## [Set problem]
Reproduce the listing below from the line with "Convert this chart to Plotly code." to the line with "genechip = [0, 3, 7, 16]", both lines included, character for character, minus any pictures.

---------- Provided data

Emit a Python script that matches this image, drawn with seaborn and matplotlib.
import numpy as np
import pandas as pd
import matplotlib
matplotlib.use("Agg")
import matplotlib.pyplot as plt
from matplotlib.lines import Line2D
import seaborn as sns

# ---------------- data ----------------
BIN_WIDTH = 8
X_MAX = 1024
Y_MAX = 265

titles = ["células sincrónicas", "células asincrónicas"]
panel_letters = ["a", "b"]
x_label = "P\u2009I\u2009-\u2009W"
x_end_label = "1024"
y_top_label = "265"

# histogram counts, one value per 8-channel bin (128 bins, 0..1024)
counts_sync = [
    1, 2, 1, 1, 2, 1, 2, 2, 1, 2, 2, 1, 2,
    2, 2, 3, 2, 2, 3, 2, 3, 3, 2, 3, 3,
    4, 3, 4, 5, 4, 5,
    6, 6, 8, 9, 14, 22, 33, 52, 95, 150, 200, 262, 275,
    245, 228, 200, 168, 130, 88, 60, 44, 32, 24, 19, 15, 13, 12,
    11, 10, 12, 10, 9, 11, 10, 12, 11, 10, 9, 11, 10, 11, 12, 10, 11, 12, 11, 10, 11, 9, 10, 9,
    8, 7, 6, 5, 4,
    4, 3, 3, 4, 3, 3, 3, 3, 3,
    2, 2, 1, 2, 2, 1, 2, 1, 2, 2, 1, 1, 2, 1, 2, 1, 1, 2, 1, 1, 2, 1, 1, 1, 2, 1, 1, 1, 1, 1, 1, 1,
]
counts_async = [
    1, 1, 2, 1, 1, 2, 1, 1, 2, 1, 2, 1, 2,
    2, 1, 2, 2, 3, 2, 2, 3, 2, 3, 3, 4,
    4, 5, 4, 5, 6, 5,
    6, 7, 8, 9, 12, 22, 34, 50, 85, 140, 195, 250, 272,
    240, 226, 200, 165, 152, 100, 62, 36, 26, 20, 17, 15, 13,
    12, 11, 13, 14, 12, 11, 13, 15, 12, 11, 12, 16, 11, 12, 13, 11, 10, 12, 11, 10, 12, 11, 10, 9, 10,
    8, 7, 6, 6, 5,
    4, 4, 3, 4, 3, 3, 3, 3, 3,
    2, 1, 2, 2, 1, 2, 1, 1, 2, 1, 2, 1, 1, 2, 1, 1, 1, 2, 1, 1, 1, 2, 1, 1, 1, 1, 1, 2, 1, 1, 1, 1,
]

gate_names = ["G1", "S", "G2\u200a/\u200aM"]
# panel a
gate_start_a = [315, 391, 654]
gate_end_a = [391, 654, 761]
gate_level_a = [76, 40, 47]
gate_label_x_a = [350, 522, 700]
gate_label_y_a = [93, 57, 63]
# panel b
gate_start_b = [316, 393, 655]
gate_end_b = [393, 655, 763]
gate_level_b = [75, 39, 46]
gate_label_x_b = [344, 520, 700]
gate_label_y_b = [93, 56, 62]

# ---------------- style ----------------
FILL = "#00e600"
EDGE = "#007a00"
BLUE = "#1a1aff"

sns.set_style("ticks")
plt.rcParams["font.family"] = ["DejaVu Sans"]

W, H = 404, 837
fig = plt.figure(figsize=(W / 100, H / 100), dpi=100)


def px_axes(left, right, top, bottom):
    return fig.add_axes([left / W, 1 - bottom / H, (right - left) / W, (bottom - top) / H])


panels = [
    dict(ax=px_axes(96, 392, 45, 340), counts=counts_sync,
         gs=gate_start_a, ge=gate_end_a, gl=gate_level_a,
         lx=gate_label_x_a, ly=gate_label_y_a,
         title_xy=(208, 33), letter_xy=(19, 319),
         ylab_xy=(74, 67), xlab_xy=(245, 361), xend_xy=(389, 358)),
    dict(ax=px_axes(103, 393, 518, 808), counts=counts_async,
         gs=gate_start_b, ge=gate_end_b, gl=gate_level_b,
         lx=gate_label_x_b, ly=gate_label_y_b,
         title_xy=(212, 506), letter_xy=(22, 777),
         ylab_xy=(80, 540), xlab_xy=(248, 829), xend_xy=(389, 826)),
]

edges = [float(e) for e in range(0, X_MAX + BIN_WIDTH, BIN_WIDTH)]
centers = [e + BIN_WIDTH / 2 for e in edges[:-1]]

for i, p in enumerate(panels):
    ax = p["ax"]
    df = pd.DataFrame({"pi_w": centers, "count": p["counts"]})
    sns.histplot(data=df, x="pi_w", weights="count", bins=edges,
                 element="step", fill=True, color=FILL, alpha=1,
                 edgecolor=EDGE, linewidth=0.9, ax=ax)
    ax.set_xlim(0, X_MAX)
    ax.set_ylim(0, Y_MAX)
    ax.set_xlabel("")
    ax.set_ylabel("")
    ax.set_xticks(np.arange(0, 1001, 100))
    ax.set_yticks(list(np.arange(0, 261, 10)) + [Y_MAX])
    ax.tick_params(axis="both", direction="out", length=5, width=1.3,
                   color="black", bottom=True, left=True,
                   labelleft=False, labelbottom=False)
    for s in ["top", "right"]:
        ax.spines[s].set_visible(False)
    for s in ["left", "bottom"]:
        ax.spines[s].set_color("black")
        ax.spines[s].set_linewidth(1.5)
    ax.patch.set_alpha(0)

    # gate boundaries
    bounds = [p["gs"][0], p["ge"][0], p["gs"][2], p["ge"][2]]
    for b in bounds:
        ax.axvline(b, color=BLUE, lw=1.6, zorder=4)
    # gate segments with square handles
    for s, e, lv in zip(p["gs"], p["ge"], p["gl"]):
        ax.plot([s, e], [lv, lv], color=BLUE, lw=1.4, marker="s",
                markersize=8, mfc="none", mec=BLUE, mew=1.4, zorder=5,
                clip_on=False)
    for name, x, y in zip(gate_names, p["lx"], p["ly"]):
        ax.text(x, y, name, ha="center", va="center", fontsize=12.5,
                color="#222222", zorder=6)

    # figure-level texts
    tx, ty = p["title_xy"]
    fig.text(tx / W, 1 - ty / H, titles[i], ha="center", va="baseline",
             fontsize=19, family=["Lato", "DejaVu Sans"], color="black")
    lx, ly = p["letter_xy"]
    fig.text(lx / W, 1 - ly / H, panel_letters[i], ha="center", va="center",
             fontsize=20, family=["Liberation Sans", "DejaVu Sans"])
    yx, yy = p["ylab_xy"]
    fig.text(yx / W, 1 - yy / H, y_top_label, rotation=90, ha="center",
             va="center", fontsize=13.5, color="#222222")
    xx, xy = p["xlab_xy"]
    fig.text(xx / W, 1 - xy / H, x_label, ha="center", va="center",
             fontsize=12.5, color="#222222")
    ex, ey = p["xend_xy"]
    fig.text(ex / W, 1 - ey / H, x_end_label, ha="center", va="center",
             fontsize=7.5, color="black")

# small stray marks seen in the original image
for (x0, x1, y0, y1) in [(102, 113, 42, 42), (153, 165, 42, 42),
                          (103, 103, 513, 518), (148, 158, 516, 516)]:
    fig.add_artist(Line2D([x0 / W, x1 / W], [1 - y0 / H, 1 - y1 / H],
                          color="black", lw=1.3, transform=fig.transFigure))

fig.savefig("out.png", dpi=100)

--------------------
---------- Provided data

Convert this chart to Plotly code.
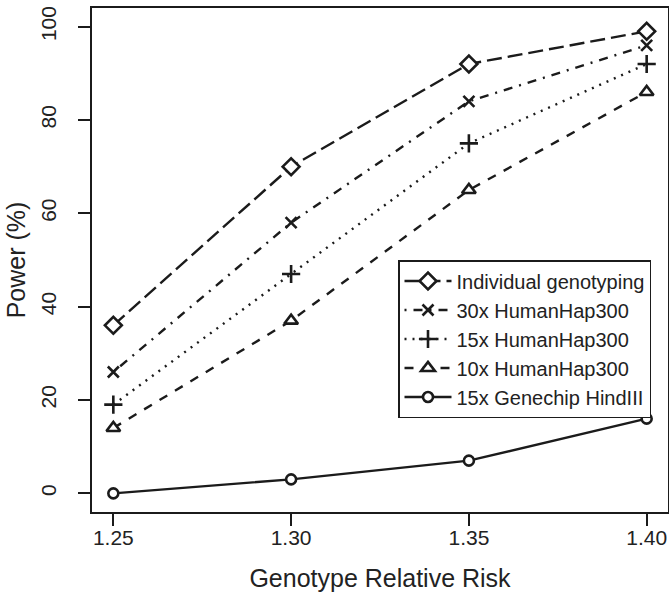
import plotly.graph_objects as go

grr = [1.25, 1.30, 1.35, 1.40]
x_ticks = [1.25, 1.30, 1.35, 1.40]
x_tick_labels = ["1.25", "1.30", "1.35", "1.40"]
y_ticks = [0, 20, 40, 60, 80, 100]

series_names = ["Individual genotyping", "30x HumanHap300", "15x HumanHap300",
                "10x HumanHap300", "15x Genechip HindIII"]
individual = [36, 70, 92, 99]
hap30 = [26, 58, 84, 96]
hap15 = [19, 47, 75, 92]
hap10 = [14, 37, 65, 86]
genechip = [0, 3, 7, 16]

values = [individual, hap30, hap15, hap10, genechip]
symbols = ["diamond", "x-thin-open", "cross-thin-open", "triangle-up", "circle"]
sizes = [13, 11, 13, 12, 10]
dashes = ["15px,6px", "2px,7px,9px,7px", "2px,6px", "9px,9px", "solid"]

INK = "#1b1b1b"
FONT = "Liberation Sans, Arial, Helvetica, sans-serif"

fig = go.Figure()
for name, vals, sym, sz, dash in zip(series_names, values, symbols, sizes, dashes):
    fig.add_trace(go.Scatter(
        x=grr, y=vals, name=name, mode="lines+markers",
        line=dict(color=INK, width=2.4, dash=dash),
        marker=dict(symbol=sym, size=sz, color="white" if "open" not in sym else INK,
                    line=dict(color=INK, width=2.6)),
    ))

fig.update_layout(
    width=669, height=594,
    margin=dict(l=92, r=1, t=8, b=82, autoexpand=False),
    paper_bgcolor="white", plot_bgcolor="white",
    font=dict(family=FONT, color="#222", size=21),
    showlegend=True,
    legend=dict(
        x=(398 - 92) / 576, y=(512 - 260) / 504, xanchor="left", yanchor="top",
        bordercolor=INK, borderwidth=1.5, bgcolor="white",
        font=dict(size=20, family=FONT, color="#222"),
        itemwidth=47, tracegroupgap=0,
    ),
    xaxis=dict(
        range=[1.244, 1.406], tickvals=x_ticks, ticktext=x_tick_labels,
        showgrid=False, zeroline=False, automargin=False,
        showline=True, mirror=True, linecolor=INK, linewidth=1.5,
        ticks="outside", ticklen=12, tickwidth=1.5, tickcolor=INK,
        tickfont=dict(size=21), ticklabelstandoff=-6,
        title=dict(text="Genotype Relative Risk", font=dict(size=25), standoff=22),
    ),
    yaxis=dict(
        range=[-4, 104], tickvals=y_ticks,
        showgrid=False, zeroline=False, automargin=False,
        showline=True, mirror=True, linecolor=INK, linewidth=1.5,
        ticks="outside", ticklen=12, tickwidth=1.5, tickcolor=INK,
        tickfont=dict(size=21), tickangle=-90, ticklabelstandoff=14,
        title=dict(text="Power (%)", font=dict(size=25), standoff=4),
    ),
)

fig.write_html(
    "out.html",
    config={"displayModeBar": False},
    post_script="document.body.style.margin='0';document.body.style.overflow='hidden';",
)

--------------------

## [Output for this task]
Convert this chart to Plotly code.
import plotly.graph_objects as go

grr = [1.25, 1.30, 1.35, 1.40]
x_ticks = [1.25, 1.30, 1.35, 1.40]
x_tick_labels = ["1.25", "1.30", "1.35", "1.40"]
y_ticks = [0, 20, 40, 60, 80, 100]

series_names = ["Individual genotyping", "30x HumanHap300", "15x HumanHap300",
                "10x HumanHap300", "15x Genechip HindIII"]
individual = [36, 70, 92, 99]
hap30 = [26, 58, 84, 96]
hap15 = [19, 47, 75, 92]
hap10 = [14, 37, 65, 86]
genechip = [0, 3, 7, 16]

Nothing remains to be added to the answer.